**Stated exercise:**
Your answer should be a single number: the count of lines in the material below that hold "code".

**Items:**
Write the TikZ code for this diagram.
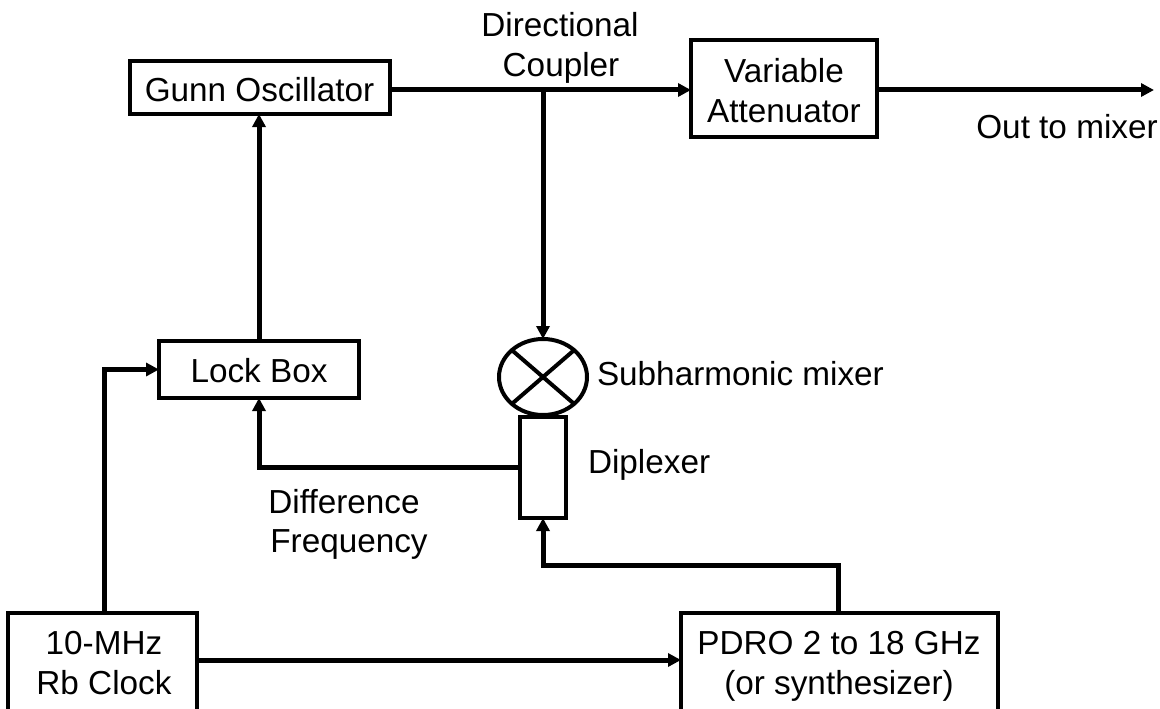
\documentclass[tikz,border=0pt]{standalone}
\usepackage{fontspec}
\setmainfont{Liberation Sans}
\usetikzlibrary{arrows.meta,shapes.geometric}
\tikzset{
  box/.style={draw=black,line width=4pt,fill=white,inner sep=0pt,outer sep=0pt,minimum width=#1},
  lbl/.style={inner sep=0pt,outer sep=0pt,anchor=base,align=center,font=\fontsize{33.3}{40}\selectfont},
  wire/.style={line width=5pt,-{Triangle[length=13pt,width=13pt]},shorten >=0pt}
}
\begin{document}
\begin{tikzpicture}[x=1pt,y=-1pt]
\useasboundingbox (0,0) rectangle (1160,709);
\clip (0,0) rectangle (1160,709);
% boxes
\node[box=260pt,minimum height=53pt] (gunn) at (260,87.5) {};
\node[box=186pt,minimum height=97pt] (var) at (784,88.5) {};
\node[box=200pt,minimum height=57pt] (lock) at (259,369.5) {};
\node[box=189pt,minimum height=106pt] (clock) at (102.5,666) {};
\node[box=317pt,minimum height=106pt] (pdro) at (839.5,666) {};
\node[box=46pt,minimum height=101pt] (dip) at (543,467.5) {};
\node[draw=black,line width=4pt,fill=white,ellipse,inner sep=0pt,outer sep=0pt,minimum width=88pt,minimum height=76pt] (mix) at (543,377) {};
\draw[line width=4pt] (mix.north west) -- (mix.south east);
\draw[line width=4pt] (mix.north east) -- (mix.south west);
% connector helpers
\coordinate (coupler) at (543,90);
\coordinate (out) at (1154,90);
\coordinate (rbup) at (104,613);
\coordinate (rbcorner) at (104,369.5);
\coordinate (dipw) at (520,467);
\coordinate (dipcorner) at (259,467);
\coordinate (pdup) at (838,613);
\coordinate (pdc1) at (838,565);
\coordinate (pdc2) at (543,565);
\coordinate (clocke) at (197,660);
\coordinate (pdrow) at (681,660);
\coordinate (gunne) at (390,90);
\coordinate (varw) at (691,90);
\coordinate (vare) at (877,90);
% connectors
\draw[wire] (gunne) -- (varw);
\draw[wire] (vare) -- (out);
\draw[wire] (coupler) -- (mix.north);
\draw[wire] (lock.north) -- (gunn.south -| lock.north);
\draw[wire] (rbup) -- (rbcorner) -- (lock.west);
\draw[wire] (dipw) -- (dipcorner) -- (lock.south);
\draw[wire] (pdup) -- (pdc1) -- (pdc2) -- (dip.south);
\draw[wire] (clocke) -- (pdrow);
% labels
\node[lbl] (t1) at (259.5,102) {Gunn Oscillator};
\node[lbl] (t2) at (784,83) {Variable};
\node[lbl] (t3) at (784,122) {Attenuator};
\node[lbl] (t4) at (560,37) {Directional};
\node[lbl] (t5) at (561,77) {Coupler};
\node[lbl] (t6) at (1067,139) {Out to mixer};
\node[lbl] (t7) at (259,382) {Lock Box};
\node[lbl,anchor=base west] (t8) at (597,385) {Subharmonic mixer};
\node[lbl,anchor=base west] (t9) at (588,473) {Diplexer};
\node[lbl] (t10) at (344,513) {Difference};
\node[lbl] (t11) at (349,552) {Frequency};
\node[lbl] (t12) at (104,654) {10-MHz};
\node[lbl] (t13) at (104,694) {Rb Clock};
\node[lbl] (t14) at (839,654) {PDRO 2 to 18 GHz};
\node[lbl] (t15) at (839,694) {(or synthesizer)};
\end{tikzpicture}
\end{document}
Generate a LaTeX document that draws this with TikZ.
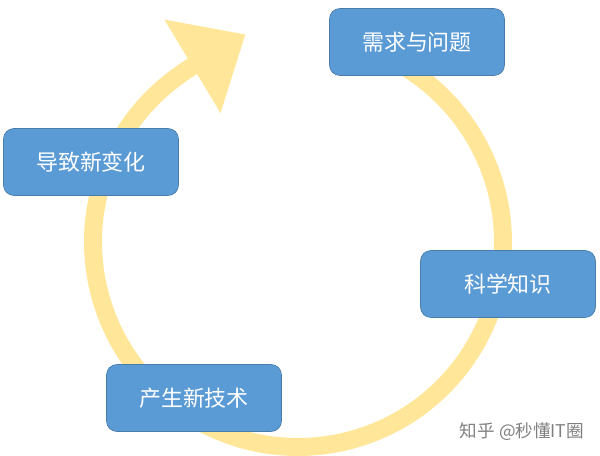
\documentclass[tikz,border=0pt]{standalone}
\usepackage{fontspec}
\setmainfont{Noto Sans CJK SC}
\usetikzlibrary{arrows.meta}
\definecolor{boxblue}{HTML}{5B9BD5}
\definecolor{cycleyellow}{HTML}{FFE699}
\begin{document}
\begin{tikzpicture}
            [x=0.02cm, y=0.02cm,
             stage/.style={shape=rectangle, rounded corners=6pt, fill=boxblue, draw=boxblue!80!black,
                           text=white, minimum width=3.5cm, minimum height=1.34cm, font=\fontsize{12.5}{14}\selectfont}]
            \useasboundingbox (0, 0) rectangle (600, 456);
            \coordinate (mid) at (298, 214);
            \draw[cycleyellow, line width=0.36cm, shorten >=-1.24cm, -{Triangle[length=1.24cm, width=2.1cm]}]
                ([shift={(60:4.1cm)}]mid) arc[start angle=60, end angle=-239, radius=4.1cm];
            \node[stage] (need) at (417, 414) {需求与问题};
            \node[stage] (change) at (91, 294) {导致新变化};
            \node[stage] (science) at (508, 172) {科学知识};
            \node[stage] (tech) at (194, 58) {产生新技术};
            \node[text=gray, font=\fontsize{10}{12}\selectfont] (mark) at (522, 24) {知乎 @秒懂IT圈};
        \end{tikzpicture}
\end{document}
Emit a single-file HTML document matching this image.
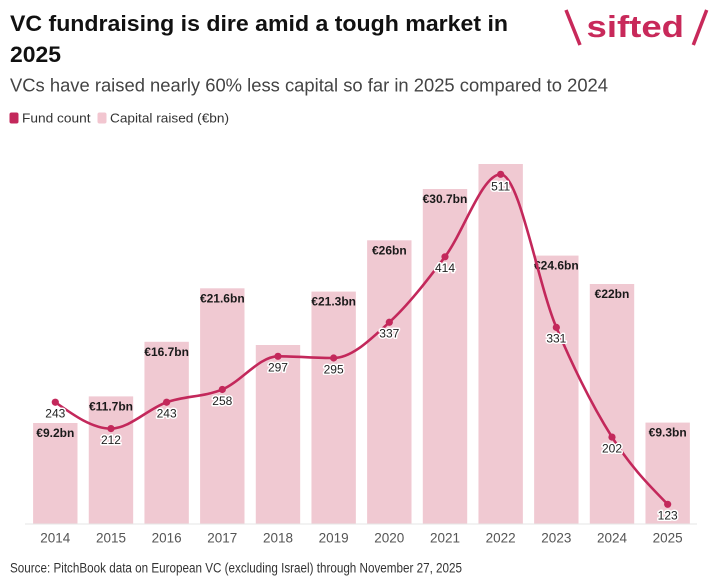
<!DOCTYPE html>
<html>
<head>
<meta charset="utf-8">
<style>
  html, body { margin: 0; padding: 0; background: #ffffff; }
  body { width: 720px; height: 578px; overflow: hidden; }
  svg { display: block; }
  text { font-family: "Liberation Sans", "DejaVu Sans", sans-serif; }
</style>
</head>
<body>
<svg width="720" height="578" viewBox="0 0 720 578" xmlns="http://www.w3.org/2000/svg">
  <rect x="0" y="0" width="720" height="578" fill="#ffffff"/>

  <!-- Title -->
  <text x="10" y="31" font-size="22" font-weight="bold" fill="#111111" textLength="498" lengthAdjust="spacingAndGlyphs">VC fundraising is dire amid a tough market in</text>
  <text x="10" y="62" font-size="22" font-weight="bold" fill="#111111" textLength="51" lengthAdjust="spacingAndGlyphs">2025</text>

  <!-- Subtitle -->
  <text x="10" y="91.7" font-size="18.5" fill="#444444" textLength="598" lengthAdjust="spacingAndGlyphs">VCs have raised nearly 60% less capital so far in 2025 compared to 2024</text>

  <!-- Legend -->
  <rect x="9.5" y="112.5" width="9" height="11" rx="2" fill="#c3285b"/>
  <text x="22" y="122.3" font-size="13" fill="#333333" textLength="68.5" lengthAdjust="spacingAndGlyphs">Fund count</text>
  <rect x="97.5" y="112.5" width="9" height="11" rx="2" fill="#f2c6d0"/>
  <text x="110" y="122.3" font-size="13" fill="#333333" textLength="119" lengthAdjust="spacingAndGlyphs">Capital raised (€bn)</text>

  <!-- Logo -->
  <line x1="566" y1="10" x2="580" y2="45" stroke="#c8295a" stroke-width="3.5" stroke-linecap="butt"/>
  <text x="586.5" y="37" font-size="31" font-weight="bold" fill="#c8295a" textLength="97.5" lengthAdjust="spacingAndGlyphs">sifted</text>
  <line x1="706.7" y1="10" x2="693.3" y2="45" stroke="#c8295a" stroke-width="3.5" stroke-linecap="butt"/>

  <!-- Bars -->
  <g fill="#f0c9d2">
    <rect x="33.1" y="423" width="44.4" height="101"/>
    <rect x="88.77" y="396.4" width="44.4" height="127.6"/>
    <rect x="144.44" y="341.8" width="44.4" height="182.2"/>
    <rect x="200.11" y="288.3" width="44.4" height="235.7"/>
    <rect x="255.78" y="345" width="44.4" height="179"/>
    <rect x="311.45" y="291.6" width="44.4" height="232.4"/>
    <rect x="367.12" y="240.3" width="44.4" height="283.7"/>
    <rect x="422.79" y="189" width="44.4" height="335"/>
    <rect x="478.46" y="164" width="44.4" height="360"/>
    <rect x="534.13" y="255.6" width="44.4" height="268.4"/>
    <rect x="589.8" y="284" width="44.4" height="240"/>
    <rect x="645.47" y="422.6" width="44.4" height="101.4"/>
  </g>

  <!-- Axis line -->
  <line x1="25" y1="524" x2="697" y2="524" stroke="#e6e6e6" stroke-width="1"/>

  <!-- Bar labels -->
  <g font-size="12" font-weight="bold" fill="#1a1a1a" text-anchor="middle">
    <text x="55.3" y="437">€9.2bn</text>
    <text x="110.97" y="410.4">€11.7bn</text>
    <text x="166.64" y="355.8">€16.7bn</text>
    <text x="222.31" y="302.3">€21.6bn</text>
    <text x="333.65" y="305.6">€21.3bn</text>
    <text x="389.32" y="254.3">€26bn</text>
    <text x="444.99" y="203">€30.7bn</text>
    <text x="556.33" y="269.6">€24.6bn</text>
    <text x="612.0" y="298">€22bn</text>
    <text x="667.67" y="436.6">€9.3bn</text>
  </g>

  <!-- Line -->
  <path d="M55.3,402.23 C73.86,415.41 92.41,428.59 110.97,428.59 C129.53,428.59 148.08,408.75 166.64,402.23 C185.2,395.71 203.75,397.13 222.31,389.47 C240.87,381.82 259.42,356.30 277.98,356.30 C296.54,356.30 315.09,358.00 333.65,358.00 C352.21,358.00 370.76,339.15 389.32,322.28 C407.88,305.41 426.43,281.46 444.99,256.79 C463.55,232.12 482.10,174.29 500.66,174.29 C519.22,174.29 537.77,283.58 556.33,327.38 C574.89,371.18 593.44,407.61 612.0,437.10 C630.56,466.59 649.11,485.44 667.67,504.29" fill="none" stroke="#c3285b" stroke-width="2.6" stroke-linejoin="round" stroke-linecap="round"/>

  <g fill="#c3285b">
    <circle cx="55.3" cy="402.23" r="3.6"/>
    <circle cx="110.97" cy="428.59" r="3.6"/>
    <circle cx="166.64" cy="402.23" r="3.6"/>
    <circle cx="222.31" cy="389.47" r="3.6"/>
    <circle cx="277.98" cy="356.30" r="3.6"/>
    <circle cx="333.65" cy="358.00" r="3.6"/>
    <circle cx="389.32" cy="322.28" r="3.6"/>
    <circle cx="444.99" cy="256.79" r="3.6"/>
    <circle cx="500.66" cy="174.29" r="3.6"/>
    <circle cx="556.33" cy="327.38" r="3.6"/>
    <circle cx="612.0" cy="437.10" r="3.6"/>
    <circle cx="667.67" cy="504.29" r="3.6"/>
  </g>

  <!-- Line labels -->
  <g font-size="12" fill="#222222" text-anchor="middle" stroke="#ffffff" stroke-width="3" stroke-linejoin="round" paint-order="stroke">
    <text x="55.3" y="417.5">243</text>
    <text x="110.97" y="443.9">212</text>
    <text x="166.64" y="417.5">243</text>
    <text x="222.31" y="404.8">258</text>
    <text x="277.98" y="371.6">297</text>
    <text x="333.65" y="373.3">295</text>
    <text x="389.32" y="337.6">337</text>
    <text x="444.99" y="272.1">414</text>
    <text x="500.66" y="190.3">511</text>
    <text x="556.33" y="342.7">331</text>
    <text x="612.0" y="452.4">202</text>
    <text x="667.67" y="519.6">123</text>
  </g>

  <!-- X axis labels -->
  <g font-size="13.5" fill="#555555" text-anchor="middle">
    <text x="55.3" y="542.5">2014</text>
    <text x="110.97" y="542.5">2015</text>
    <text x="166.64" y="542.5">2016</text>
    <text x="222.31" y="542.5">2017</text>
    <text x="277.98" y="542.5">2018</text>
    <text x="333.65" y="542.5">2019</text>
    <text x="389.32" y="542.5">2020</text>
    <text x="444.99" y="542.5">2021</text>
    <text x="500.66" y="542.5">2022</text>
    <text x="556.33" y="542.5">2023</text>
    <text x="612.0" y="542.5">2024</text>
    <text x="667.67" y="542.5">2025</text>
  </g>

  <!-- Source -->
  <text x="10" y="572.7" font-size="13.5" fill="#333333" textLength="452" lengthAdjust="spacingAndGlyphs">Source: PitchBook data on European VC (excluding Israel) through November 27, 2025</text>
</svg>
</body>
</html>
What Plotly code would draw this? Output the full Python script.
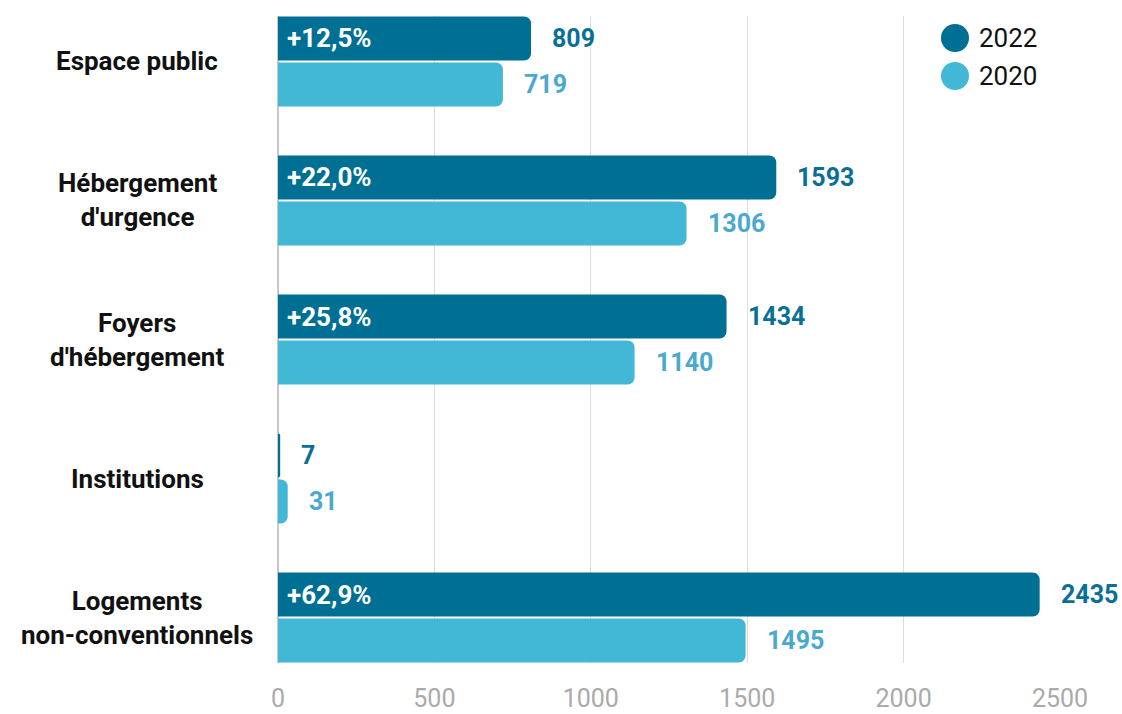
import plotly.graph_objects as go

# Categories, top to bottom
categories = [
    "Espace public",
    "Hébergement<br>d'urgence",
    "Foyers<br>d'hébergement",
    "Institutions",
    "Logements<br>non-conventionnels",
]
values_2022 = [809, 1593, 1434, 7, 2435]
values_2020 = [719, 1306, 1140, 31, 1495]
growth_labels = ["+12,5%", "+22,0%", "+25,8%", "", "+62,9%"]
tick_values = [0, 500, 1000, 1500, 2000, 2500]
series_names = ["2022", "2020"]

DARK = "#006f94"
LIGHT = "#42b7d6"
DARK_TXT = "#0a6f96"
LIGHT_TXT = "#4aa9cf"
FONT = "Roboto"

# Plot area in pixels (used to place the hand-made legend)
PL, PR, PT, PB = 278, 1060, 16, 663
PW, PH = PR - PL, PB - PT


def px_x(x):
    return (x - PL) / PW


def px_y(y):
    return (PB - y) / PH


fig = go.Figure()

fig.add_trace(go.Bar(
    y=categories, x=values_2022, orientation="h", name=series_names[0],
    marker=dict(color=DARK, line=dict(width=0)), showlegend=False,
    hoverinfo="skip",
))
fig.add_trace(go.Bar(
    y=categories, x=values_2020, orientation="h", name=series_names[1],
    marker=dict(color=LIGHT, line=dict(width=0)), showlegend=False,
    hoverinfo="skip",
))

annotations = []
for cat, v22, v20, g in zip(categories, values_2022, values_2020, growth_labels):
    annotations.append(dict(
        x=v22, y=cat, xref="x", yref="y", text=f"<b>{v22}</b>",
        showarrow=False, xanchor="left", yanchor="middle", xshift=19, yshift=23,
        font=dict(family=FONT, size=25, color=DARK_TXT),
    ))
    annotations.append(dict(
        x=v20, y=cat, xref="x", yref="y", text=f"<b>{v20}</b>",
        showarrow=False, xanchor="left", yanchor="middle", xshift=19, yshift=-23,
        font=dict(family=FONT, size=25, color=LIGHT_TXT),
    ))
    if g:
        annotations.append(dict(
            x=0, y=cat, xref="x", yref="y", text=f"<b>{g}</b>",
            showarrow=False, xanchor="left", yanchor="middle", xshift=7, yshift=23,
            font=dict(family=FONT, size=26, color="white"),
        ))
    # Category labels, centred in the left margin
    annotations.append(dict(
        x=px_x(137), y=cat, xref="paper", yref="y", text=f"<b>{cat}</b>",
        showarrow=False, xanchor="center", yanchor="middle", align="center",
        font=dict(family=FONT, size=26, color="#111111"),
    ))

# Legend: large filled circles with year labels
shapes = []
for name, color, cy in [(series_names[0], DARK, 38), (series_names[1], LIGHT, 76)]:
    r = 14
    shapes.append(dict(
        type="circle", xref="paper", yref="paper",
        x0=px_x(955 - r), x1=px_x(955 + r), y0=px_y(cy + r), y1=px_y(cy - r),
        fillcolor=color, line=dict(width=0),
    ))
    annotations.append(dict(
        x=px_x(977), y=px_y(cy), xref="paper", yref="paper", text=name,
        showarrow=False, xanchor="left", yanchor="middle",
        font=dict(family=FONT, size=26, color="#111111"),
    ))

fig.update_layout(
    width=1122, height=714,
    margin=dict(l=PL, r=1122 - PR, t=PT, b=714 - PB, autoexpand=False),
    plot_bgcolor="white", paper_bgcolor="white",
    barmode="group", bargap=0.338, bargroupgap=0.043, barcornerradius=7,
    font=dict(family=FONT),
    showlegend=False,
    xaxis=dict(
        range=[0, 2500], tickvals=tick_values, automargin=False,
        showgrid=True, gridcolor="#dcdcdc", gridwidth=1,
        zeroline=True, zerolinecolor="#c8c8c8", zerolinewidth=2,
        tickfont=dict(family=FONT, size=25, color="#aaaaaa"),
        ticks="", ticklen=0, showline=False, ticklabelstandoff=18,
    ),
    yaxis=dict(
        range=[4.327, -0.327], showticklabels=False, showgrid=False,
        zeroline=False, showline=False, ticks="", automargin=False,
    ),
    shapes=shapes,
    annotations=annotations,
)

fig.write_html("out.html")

**Completed exercise:**
2